Check every line below for the string "size", and copy the lines that contain it.

══════════

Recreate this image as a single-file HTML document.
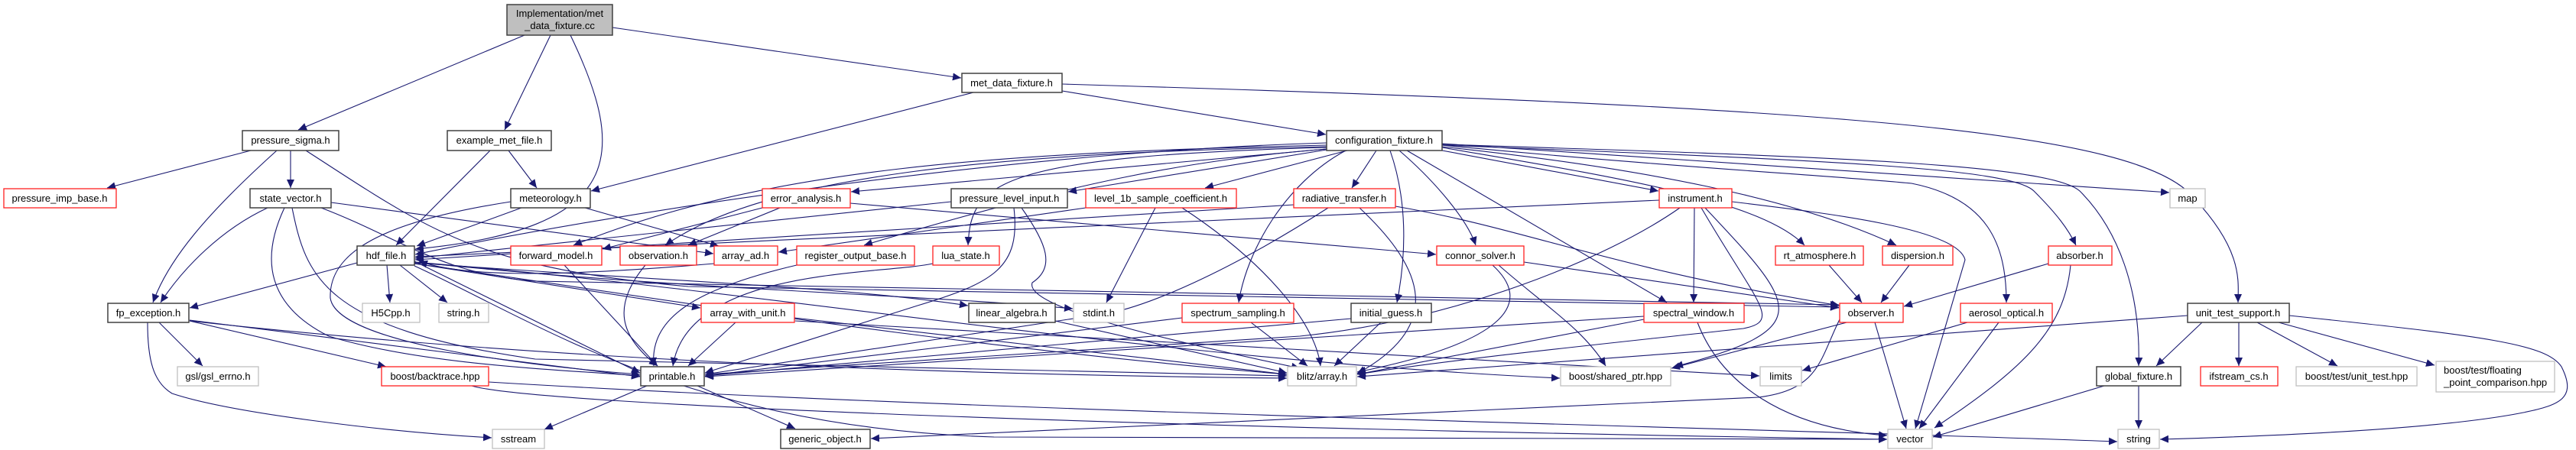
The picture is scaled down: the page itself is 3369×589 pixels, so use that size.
<!DOCTYPE html>
<html><head><meta charset="utf-8"><style>
html,body{margin:0;padding:0;background:#fff;}
svg{display:block;}
text{font-family:"Liberation Sans",Arial,sans-serif;font-size:13px;fill:#000;}
.b{fill:#fff;stroke:#404040;stroke-width:1.5}
.r{fill:#fff;stroke:#ff2020;stroke-width:1.3}
.g{fill:#fff;stroke:#c0c0c0;stroke-width:1.3}
.e path{fill:none;stroke:#191970;stroke-width:1.1;marker-end:url(#a)}
</style></head><body>
<svg width="3369" height="589" viewBox="0 0 3369 589" xmlns="http://www.w3.org/2000/svg">
<defs><marker id="a" markerUnits="userSpaceOnUse" markerWidth="12" markerHeight="10" refX="11" refY="5" orient="auto"><path d="M0,0 L11,5 L0,10 z" fill="#191970"/></marker></defs>
<g class="e">
<path d="M686 46 L390 170"/>
<path d="M720 46 L660 170"/>
<path d="M801 36 L1257 102"/>
<path d="M746 46 C820 200,820 300,543 326"/>
<path d="M1273 121 L773 250"/>
<path d="M1389 119 L1734 176"/>
<path d="M1389 110 C2400 140,2800 170,2870 260 C2935 330,2927 370,2927 396"/>
<path d="M641 197 L518 321"/>
<path d="M665 197 L702 246"/>
<path d="M328 197 L140 246"/>
<path d="M380 197 L380 246"/>
<path d="M362 197 C270 280,220 340,200 396"/>
<path d="M400 197 C560 300,620 350,900 375 L2405 402"/>
<path d="M350 272 C290 300,240 350,210 396"/>
<path d="M372 272 C340 340,350 400,430 440 C560 480,760 485,837 492"/>
<path d="M382 272 C400 360,420 430,700 470 L1683 492"/>
<path d="M433 265 L933 332"/>
<path d="M420 272 C520 310,580 360,700 368 L2405 399"/>
<path d="M682 272 L545 322"/>
<path d="M765 272 L940 322"/>
<path d="M668 264 C500 290,430 330,432 390 C440 450,700 480,837 490"/>
<path d="M467 344 L248 403"/>
<path d="M506 347 L510 396"/>
<path d="M523 347 L585 396"/>
<path d="M542 342 L837 488"/>
<path d="M542 345 C800 380,1200 450,1683 490"/>
<path d="M542 345 L916 403"/>
<path d="M542 343 C900 380,1200 385,1403 404"/>
<path d="M542 344 C900 370,1100 375,1266 400"/>
<path d="M542 343 C1000 380,1500 470,2040 495"/>
<path d="M542 348 C700 420,900 560,1300 572 L2468 575"/>
<path d="M208 422 L265 479"/>
<path d="M248 420 L505 480"/>
<path d="M193 422 C193 470,200 500,225 515 C300 540,500 565,643 573"/>
<path d="M248 419 L837 493"/>
<path d="M248 420 C700 470,1200 490,1683 495"/>
<path d="M639 500 C1300 540,2300 560,2769 578"/>
<path d="M617 505 C700 530,1500 560,2468 575"/>
<path d="M846 505 L712 562"/>
<path d="M912 505 L1040 561"/>
<path d="M738 347 L860 479"/>
<path d="M844 347 C800 400,810 440,860 479"/>
<path d="M934 345 C700 365,600 360,548 342"/>
<path d="M1042 347 C900 380,850 420,855 479"/>
<path d="M1220 345 C1150 360,900 350,880 479"/>
<path d="M962 422 L900 479"/>
<path d="M1039 416 L1683 490"/>
<path d="M1040 420 L2301 492"/>
<path d="M997 272 L788 326"/>
<path d="M1020 272 L900 321"/>
<path d="M1112 266 L1878 333"/>
<path d="M1244 264 L543 338"/>
<path d="M1326 272 C1335 350,1300 370,1200 400 L922 488"/>
<path d="M1336 272 C1370 320,1380 350,1350 370 C1340 400,1500 440,1700 482"/>
<path d="M1420 272 L1018 330"/>
<path d="M1511 272 L1447 396"/>
<path d="M1546 272 C1650 340,1720 420,1727 479"/>
<path d="M1692 268 L543 340"/>
<path d="M1737 272 C1600 360,1500 400,1450 410 L922 490"/>
<path d="M1778 272 C1850 340,1900 420,1775 489"/>
<path d="M1825 270 C2000 300,2100 350,2406 400"/>
<path d="M1735 195 L1113 251"/>
<path d="M1735 196 L1397 251"/>
<path d="M1762 197 L1576 246"/>
<path d="M1800 197 L1768 246"/>
<path d="M1760 197 C1680 240,1630 330,1620 396"/>
<path d="M1818 197 C1840 260,1840 330,1827 396"/>
<path d="M1830 197 C1880 240,1920 290,1930 321"/>
<path d="M1840 197 L2180 396"/>
<path d="M1886 197 L2169 250"/>
<path d="M1886 193 C2100 230,2300 260,2360 321"/>
<path d="M1886 192 C2150 220,2350 260,2480 321"/>
<path d="M1886 190 C2200 220,2400 230,2500 240 C2600 260,2624 320,2624 396"/>
<path d="M1886 190 C2400 210,2630 220,2660 250 C2690 280,2705 300,2715 321"/>
<path d="M1886 189 C2400 205,2680 215,2720 250 C2770 300,2800 380,2797 479"/>
<path d="M1886 188 L2837 252"/>
<path d="M1735 187 C1300 200,800 280,543 333"/>
<path d="M1735 190 C1300 200,1000 220,750 321"/>
<path d="M1735 192 C1300 200,1000 230,870 321"/>
<path d="M1735 195 C1550 210,1400 240,1130 321"/>
<path d="M1735 193 C1300 205,1270 240,1266 321"/>
<path d="M2170 262 L543 336"/>
<path d="M2197 272 C2100 340,1900 420,1700 440 L922 490"/>
<path d="M2216 272 L2215 396"/>
<path d="M2225 272 C2300 400,2330 420,2280 430 C2100 450,1900 470,1775 490"/>
<path d="M2230 272 C2350 400,2380 430,2190 480"/>
<path d="M2265 264 C2400 280,2560 300,2570 340 L2505 561"/>
<path d="M1993 343 L2405 403"/>
<path d="M1952 347 C2010 400,1960 450,1775 487"/>
<path d="M1960 347 C2020 400,2070 430,2100 479"/>
<path d="M2392 347 L2435 396"/>
<path d="M2497 347 L2460 396"/>
<path d="M2679 345 L2490 401"/>
<path d="M2708 347 C2700 430,2650 480,2530 560"/>
<path d="M2150 414 L922 493"/>
<path d="M2220 422 C2250 500,2330 560,2468 570"/>
<path d="M2150 418 L1775 490"/>
<path d="M2406 418 C2380 470,2380 510,2300 520 L1139 574"/>
<path d="M2452 422 L2493 561"/>
<path d="M2415 422 L2186 482"/>
<path d="M2573 422 L2357 485"/>
<path d="M2614 422 L2510 561"/>
<path d="M1767 417 L922 492"/>
<path d="M1806 422 L1745 479"/>
<path d="M1546 416 L922 492"/>
<path d="M1636 422 L1710 479"/>
<path d="M1380 420 L1683 488"/>
<path d="M2880 422 L2820 479"/>
<path d="M2928 422 L2928 479"/>
<path d="M2952 422 L3057 479"/>
<path d="M2980 422 L3184 478"/>
<path d="M2994 413 C3250 440,3330 450,3350 480 C3370 520,3350 530,3300 540 C3200 560,3000 570,2825 575"/>
<path d="M2861 413 L1775 493"/>
<path d="M2752 505 L2528 572"/>
<path d="M2797 505 L2797 561"/>
</g>
<g text-anchor="middle">
<rect x="663" y="6" width="138" height="40" fill="#bfbfbf" stroke="#404040" stroke-width="1.5"/>
<text x="732" y="22">Implementation/met</text><text x="732" y="38">_data_fixture.cc</text>
<rect class="b" x="1258" y="96" width="131" height="25"/><text x="1323" y="113">met_data_fixture.h</text>
<rect class="b" x="317" y="171" width="126" height="26"/><text x="380" y="188">pressure_sigma.h</text>
<rect class="b" x="585" y="171" width="136" height="26"/><text x="653" y="188">example_met_file.h</text>
<rect class="b" x="1735" y="171" width="151" height="26"/><text x="1810" y="188">configuration_fixture.h</text>
<rect class="r" x="5" y="247" width="147" height="25"/><text x="78" y="264">pressure_imp_base.h</text>
<rect class="b" x="327" y="247" width="106" height="25"/><text x="380" y="264">state_vector.h</text>
<rect class="b" x="668" y="247" width="104" height="25"/><text x="720" y="264">meteorology.h</text>
<rect class="r" x="997" y="247" width="115" height="25"/><text x="1054" y="264">error_analysis.h</text>
<rect class="b" x="1244" y="247" width="152" height="25"/><text x="1320" y="264">pressure_level_input.h</text>
<rect class="r" x="1420" y="247" width="197" height="25"/><text x="1518" y="264">level_1b_sample_coefficient.h</text>
<rect class="r" x="1692" y="247" width="133" height="25"/><text x="1758" y="264">radiative_transfer.h</text>
<rect class="r" x="2170" y="247" width="95" height="25"/><text x="2217" y="264">instrument.h</text>
<rect class="g" x="2838" y="247" width="46" height="25"/><text x="2861" y="264">map</text>
<rect class="b" x="467" y="322" width="75" height="25"/><text x="505" y="339">hdf_file.h</text>
<rect class="r" x="668" y="322" width="119" height="25"/><text x="727" y="339">forward_model.h</text>
<rect class="r" x="811" y="322" width="100" height="25"/><text x="861" y="339">observation.h</text>
<rect class="r" x="934" y="322" width="83" height="25"/><text x="975" y="339">array_ad.h</text>
<rect class="r" x="1042" y="322" width="154" height="25"/><text x="1119" y="339">register_output_base.h</text>
<rect class="r" x="1220" y="322" width="87" height="25"/><text x="1263" y="339">lua_state.h</text>
<rect class="r" x="1879" y="322" width="114" height="25"/><text x="1936" y="339">connor_solver.h</text>
<rect class="r" x="2322" y="322" width="115" height="25"/><text x="2380" y="339">rt_atmosphere.h</text>
<rect class="r" x="2462" y="322" width="92" height="25"/><text x="2508" y="339">dispersion.h</text>
<rect class="r" x="2679" y="322" width="83" height="25"/><text x="2720" y="339">absorber.h</text>
<rect class="b" x="141" y="397" width="106" height="25"/><text x="194" y="414">fp_exception.h</text>
<rect class="g" x="474" y="397" width="75" height="25"/><text x="511" y="414">H5Cpp.h</text>
<rect class="g" x="574" y="397" width="65" height="25"/><text x="606" y="414">string.h</text>
<rect class="r" x="917" y="397" width="122" height="25"/><text x="978" y="414">array_with_unit.h</text>
<rect class="b" x="1267" y="397" width="113" height="25"/><text x="1323" y="414">linear_algebra.h</text>
<rect class="g" x="1404" y="397" width="66" height="25"/><text x="1437" y="414">stdint.h</text>
<rect class="r" x="1546" y="397" width="146" height="25"/><text x="1619" y="414">spectrum_sampling.h</text>
<rect class="b" x="1767" y="397" width="105" height="25"/><text x="1819" y="414">initial_guess.h</text>
<rect class="r" x="2150" y="397" width="131" height="25"/><text x="2215" y="414">spectral_window.h</text>
<rect class="r" x="2406" y="397" width="83" height="25"/><text x="2447" y="414">observer.h</text>
<rect class="r" x="2564" y="397" width="120" height="25"/><text x="2624" y="414">aerosol_optical.h</text>
<rect class="b" x="2861" y="397" width="133" height="25"/><text x="2927" y="414">unit_test_support.h</text>
<rect class="g" x="232" y="480" width="106" height="25"/><text x="285" y="497">gsl/gsl_errno.h</text>
<rect class="r" x="499" y="480" width="140" height="25"/><text x="569" y="497">boost/backtrace.hpp</text>
<rect class="b" x="838" y="480" width="83" height="25"/><text x="879" y="497">printable.h</text>
<rect class="g" x="1684" y="480" width="90" height="25"/><text x="1729" y="497">blitz/array.h</text>
<rect class="g" x="2041" y="480" width="144" height="25"/><text x="2113" y="497">boost/shared_ptr.hpp</text>
<rect class="g" x="2302" y="480" width="54" height="25"/><text x="2329" y="497">limits</text>
<rect class="b" x="2742" y="480" width="110" height="25"/><text x="2797" y="497">global_fixture.h</text>
<rect class="r" x="2878" y="480" width="101" height="25"/><text x="2928" y="497">ifstream_cs.h</text>
<rect class="g" x="3003" y="480" width="158" height="25"/><text x="3082" y="497">boost/test/unit_test.hpp</text>
<rect class="g" x="3186" y="473" width="155" height="40"/>
<text x="3196" y="489" text-anchor="start">boost/test/floating</text><text x="3196" y="505" text-anchor="start">_point_comparison.hpp</text>
<rect class="g" x="644" y="562" width="68" height="25"/><text x="678" y="579">sstream</text>
<rect class="b" x="1021" y="562" width="117" height="25"/><text x="1079" y="579">generic_object.h</text>
<rect class="g" x="2469" y="562" width="58" height="25"/><text x="2498" y="579">vector</text>
<rect class="g" x="2770" y="562" width="54" height="25"/><text x="2797" y="579">string</text>
</g>
</svg>
</body></html>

══════════

### [RESPONSE]
The picture is scaled down: the page itself is 3369×589 pixels, so use that size.
text{font-family:"Liberation Sans",Arial,sans-serif;font-size:13px;fill:#000;}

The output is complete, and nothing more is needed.